WORK TO DO ->
Reproduce the data exactly and drop any pictures it holds.
• • • • •
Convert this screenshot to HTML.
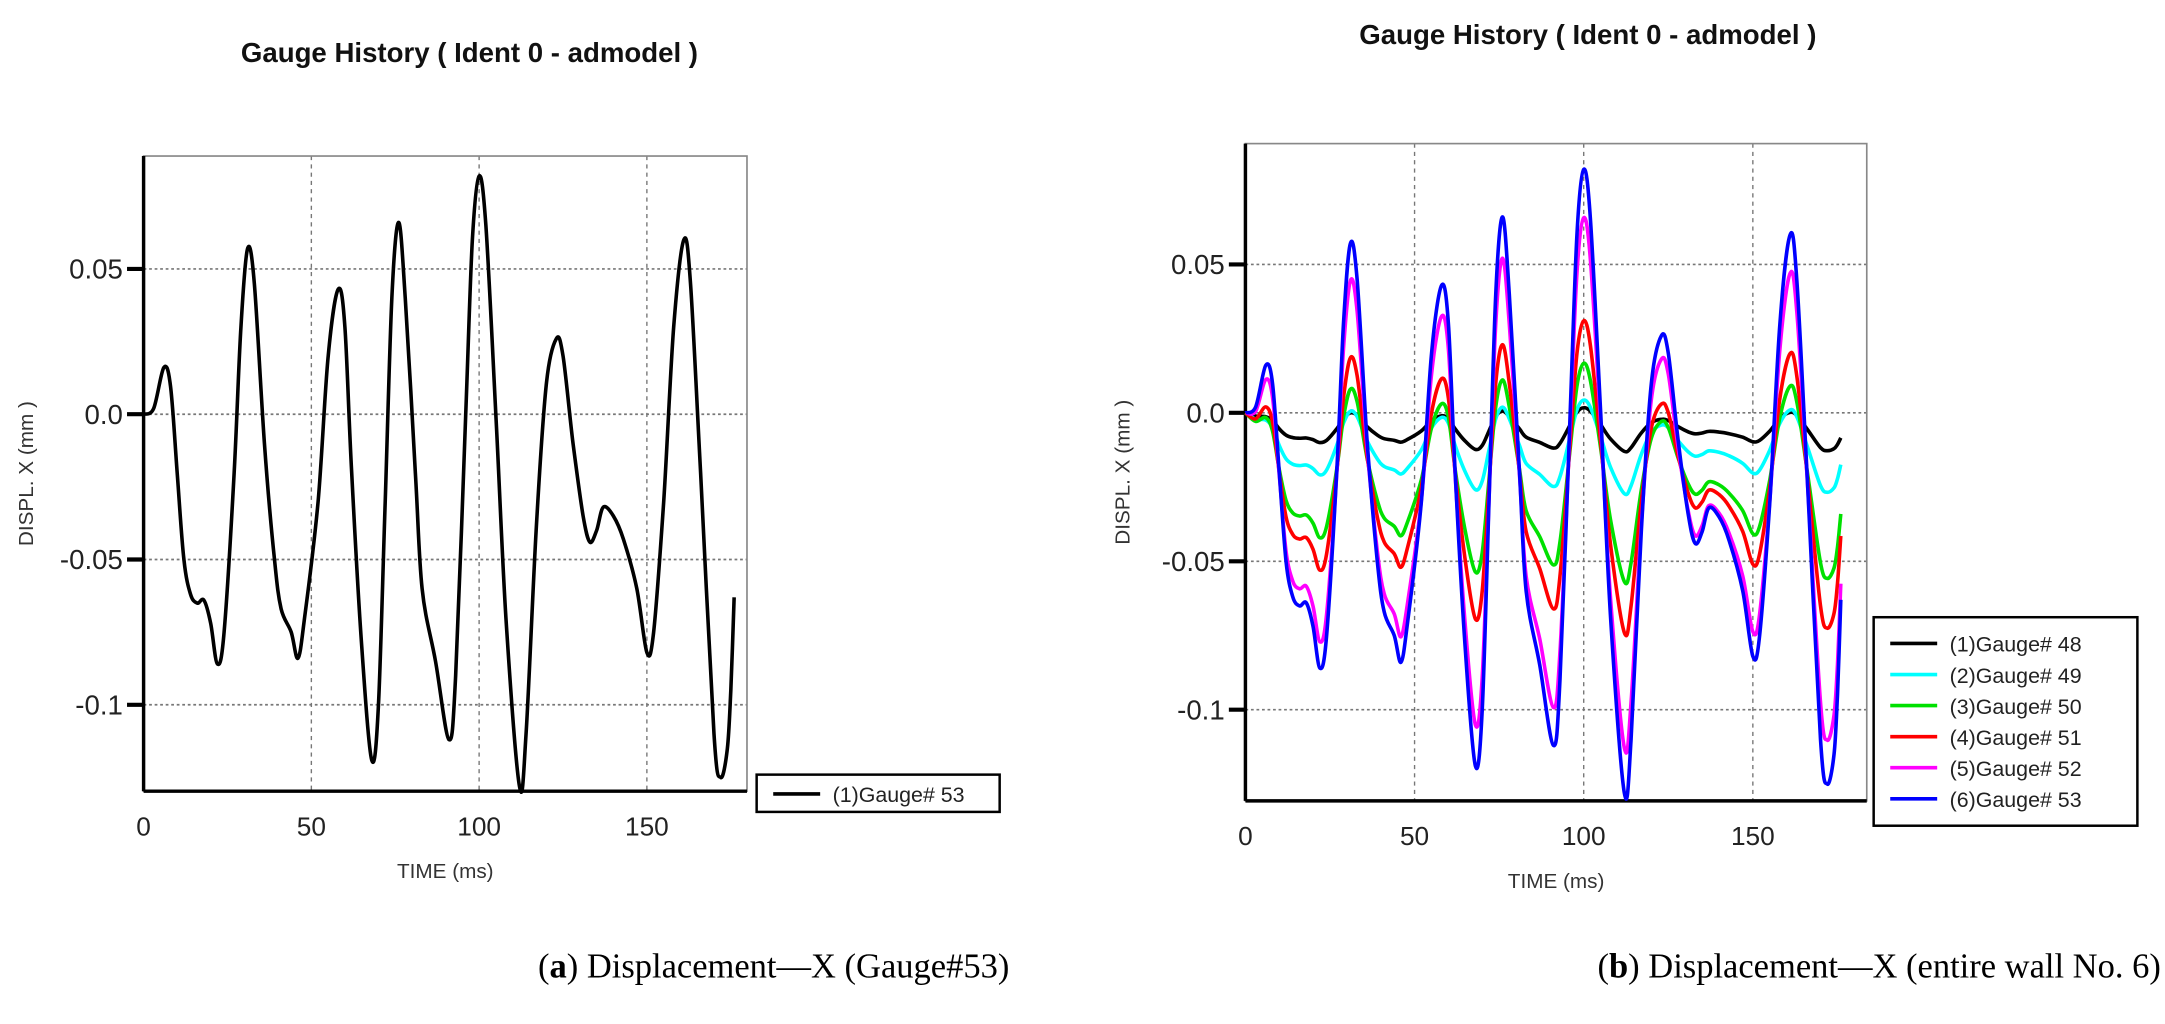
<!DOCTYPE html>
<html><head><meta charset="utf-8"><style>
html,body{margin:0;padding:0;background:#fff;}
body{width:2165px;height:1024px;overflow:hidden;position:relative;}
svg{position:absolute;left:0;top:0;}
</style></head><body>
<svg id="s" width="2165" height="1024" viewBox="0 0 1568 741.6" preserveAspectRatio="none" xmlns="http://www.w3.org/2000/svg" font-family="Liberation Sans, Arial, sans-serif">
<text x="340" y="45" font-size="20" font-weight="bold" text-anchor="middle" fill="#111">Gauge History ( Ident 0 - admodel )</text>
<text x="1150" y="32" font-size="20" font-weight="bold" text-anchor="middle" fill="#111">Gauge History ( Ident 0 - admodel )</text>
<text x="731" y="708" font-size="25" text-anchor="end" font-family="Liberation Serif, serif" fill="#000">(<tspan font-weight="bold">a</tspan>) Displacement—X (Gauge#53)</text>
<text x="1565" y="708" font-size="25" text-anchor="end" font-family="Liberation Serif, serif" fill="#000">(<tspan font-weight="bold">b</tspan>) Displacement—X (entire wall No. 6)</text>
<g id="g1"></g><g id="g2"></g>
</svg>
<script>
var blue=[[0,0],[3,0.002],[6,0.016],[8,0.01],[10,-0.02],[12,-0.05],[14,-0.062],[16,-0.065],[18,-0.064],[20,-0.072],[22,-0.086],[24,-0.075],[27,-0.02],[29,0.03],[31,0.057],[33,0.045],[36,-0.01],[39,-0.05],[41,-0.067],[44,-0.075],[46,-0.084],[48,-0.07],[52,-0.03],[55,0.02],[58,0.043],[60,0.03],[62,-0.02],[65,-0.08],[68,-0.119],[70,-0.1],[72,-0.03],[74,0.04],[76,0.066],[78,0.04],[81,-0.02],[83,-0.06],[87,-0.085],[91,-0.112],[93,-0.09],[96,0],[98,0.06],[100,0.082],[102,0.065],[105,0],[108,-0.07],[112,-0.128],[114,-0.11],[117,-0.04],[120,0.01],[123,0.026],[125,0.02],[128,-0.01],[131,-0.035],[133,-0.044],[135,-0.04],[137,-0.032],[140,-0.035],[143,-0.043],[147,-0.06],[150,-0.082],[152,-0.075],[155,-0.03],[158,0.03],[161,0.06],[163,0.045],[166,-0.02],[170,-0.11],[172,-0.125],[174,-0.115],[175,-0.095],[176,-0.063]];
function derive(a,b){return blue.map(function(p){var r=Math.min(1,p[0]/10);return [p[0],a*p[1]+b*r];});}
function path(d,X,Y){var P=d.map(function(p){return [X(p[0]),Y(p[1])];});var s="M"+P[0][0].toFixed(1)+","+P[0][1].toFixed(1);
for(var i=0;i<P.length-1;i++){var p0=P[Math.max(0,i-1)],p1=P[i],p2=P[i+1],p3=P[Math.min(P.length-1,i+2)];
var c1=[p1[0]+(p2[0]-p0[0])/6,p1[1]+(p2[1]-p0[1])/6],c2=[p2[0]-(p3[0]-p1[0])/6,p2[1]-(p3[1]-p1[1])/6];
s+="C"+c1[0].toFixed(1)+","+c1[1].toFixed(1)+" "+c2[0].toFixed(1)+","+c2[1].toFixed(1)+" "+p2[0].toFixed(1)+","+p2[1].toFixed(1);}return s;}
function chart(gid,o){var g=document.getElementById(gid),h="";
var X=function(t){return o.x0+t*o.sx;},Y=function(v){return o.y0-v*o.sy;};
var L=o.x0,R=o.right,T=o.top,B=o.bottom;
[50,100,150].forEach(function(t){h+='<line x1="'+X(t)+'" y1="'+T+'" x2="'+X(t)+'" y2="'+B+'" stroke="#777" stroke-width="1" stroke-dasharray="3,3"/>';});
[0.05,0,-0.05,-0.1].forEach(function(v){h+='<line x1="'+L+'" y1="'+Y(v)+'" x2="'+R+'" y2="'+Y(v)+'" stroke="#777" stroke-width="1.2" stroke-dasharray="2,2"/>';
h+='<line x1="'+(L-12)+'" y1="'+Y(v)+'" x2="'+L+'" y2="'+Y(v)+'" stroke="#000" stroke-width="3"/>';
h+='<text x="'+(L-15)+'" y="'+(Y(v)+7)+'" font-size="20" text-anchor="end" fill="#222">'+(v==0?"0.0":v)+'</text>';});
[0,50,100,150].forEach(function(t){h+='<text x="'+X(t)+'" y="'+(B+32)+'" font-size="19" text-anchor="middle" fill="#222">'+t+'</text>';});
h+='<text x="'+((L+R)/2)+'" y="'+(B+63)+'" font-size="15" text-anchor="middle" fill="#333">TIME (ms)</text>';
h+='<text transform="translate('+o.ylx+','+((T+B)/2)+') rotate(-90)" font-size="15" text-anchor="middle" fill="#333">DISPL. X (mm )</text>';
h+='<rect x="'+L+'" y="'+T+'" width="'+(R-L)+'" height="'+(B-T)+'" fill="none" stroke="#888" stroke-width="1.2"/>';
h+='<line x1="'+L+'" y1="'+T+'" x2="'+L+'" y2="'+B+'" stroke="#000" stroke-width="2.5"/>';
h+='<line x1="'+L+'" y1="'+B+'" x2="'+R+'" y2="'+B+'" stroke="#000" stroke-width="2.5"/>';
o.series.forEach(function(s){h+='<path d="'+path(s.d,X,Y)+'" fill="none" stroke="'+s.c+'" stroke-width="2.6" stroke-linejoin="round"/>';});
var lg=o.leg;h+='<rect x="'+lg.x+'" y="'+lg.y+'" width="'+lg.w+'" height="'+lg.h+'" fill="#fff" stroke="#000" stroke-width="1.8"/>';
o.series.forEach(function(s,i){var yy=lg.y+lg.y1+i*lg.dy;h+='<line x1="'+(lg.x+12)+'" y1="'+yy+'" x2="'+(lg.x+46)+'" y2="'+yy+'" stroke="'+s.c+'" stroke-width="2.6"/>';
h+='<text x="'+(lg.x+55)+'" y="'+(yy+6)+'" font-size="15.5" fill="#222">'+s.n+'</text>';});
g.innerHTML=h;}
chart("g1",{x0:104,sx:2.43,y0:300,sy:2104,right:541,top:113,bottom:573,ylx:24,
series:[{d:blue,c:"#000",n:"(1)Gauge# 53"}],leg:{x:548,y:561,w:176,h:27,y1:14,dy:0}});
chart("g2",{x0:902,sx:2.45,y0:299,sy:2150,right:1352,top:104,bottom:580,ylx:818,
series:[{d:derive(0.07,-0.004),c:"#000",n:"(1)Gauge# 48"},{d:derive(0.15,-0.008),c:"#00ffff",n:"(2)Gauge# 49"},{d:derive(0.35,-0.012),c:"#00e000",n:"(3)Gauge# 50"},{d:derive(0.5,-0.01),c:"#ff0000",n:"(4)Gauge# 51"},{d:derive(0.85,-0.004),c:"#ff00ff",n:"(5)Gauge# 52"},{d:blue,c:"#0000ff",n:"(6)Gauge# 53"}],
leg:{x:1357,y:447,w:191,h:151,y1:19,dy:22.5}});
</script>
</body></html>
• • • • •
TASK OUTPUT ->
Convert this screenshot to HTML.
<!DOCTYPE html>
<html><head><meta charset="utf-8"><style>
html,body{margin:0;padding:0;background:#fff;}
body{width:2165px;height:1024px;overflow:hidden;position:relative;}
svg{position:absolute;left:0;top:0;}
</style></head><body>
<svg id="s" width="2165" height="1024" viewBox="0 0 1568 741.6" preserveAspectRatio="none" xmlns="http://www.w3.org/2000/svg" font-family="Liberation Sans, Arial, sans-serif">
<text x="340" y="45" font-size="20" font-weight="bold" text-anchor="middle" fill="#111">Gauge History ( Ident 0 - admodel )</text>
<text x="1150" y="32" font-size="20" font-weight="bold" text-anchor="middle" fill="#111">Gauge History ( Ident 0 - admodel )</text>
<text x="731" y="708" font-size="25" text-anchor="end" font-family="Liberation Serif, serif" fill="#000">(<tspan font-weight="bold">a</tspan>) Displacement—X (Gauge#53)</text>
<text x="1565" y="708" font-size="25" text-anchor="end" font-family="Liberation Serif, serif" fill="#000">(<tspan font-weight="bold">b</tspan>) Displacement—X (entire wall No. 6)</text>
<g id="g1"></g><g id="g2"></g>
</svg>
<script>
var blue=[[0,0],[3,0.002],[6,0.016],[8,0.01],[10,-0.02],[12,-0.05],[14,-0.062],[16,-0.065],[18,-0.064],[20,-0.072],[22,-0.086],[24,-0.075],[27,-0.02],[29,0.03],[31,0.057],[33,0.045],[36,-0.01],[39,-0.05],[41,-0.067],[44,-0.075],[46,-0.084],[48,-0.07],[52,-0.03],[55,0.02],[58,0.043],[60,0.03],[62,-0.02],[65,-0.08],[68,-0.119],[70,-0.1],[72,-0.03],[74,0.04],[76,0.066],[78,0.04],[81,-0.02],[83,-0.06],[87,-0.085],[91,-0.112],[93,-0.09],[96,0],[98,0.06],[100,0.082],[102,0.065],[105,0],[108,-0.07],[112,-0.128],[114,-0.11],[117,-0.04],[120,0.01],[123,0.026],[125,0.02],[128,-0.01],[131,-0.035],[133,-0.044],[135,-0.04],[137,-0.032],[140,-0.035],[143,-0.043],[147,-0.06],[150,-0.082],[152,-0.075],[155,-0.03],[158,0.03],[161,0.06],[163,0.045],[166,-0.02],[170,-0.11],[172,-0.125],[174,-0.115],[175,-0.095],[176,-0.063]];
function derive(a,b){return blue.map(function(p){var r=Math.min(1,p[0]/10);return [p[0],a*p[1]+b*r];});}
function path(d,X,Y){var P=d.map(function(p){return [X(p[0]),Y(p[1])];});var s="M"+P[0][0].toFixed(1)+","+P[0][1].toFixed(1);
for(var i=0;i<P.length-1;i++){var p0=P[Math.max(0,i-1)],p1=P[i],p2=P[i+1],p3=P[Math.min(P.length-1,i+2)];
var c1=[p1[0]+(p2[0]-p0[0])/6,p1[1]+(p2[1]-p0[1])/6],c2=[p2[0]-(p3[0]-p1[0])/6,p2[1]-(p3[1]-p1[1])/6];
s+="C"+c1[0].toFixed(1)+","+c1[1].toFixed(1)+" "+c2[0].toFixed(1)+","+c2[1].toFixed(1)+" "+p2[0].toFixed(1)+","+p2[1].toFixed(1);}return s;}
function chart(gid,o){var g=document.getElementById(gid),h="";
var X=function(t){return o.x0+t*o.sx;},Y=function(v){return o.y0-v*o.sy;};
var L=o.x0,R=o.right,T=o.top,B=o.bottom;
[50,100,150].forEach(function(t){h+='<line x1="'+X(t)+'" y1="'+T+'" x2="'+X(t)+'" y2="'+B+'" stroke="#777" stroke-width="1" stroke-dasharray="3,3"/>';});
[0.05,0,-0.05,-0.1].forEach(function(v){h+='<line x1="'+L+'" y1="'+Y(v)+'" x2="'+R+'" y2="'+Y(v)+'" stroke="#777" stroke-width="1.2" stroke-dasharray="2,2"/>';
h+='<line x1="'+(L-12)+'" y1="'+Y(v)+'" x2="'+L+'" y2="'+Y(v)+'" stroke="#000" stroke-width="3"/>';
h+='<text x="'+(L-15)+'" y="'+(Y(v)+7)+'" font-size="20" text-anchor="end" fill="#222">'+(v==0?"0.0":v)+'</text>';});
[0,50,100,150].forEach(function(t){h+='<text x="'+X(t)+'" y="'+(B+32)+'" font-size="19" text-anchor="middle" fill="#222">'+t+'</text>';});
h+='<text x="'+((L+R)/2)+'" y="'+(B+63)+'" font-size="15" text-anchor="middle" fill="#333">TIME (ms)</text>';
h+='<text transform="translate('+o.ylx+','+((T+B)/2)+') rotate(-90)" font-size="15" text-anchor="middle" fill="#333">DISPL. X (mm )</text>';
h+='<rect x="'+L+'" y="'+T+'" width="'+(R-L)+'" height="'+(B-T)+'" fill="none" stroke="#888" stroke-width="1.2"/>';
h+='<line x1="'+L+'" y1="'+T+'" x2="'+L+'" y2="'+B+'" stroke="#000" stroke-width="2.5"/>';
h+='<line x1="'+L+'" y1="'+B+'" x2="'+R+'" y2="'+B+'" stroke="#000" stroke-width="2.5"/>';
o.series.forEach(function(s){h+='<path d="'+path(s.d,X,Y)+'" fill="none" stroke="'+s.c+'" stroke-width="2.6" stroke-linejoin="round"/>';});
var lg=o.leg;h+='<rect x="'+lg.x+'" y="'+lg.y+'" width="'+lg.w+'" height="'+lg.h+'" fill="#fff" stroke="#000" stroke-width="1.8"/>';
o.series.forEach(function(s,i){var yy=lg.y+lg.y1+i*lg.dy;h+='<line x1="'+(lg.x+12)+'" y1="'+yy+'" x2="'+(lg.x+46)+'" y2="'+yy+'" stroke="'+s.c+'" stroke-width="2.6"/>';
h+='<text x="'+(lg.x+55)+'" y="'+(yy+6)+'" font-size="15.5" fill="#222">'+s.n+'</text>';});
g.innerHTML=h;}
chart("g1",{x0:104,sx:2.43,y0:300,sy:2104,right:541,top:113,bottom:573,ylx:24,
series:[{d:blue,c:"#000",n:"(1)Gauge# 53"}],leg:{x:548,y:561,w:176,h:27,y1:14,dy:0}});
chart("g2",{x0:902,sx:2.45,y0:299,sy:2150,right:1352,top:104,bottom:580,ylx:818,
series:[{d:derive(0.07,-0.004),c:"#000",n:"(1)Gauge# 48"},{d:derive(0.15,-0.008),c:"#00ffff",n:"(2)Gauge# 49"},{d:derive(0.35,-0.012),c:"#00e000",n:"(3)Gauge# 50"},{d:derive(0.5,-0.01),c:"#ff0000",n:"(4)Gauge# 51"},{d:derive(0.85,-0.004),c:"#ff00ff",n:"(5)Gauge# 52"},{d:blue,c:"#0000ff",n:"(6)Gauge# 53"}],
leg:{x:1357,y:447,w:191,h:151,y1:19,dy:22.5}});
</script>
</body></html>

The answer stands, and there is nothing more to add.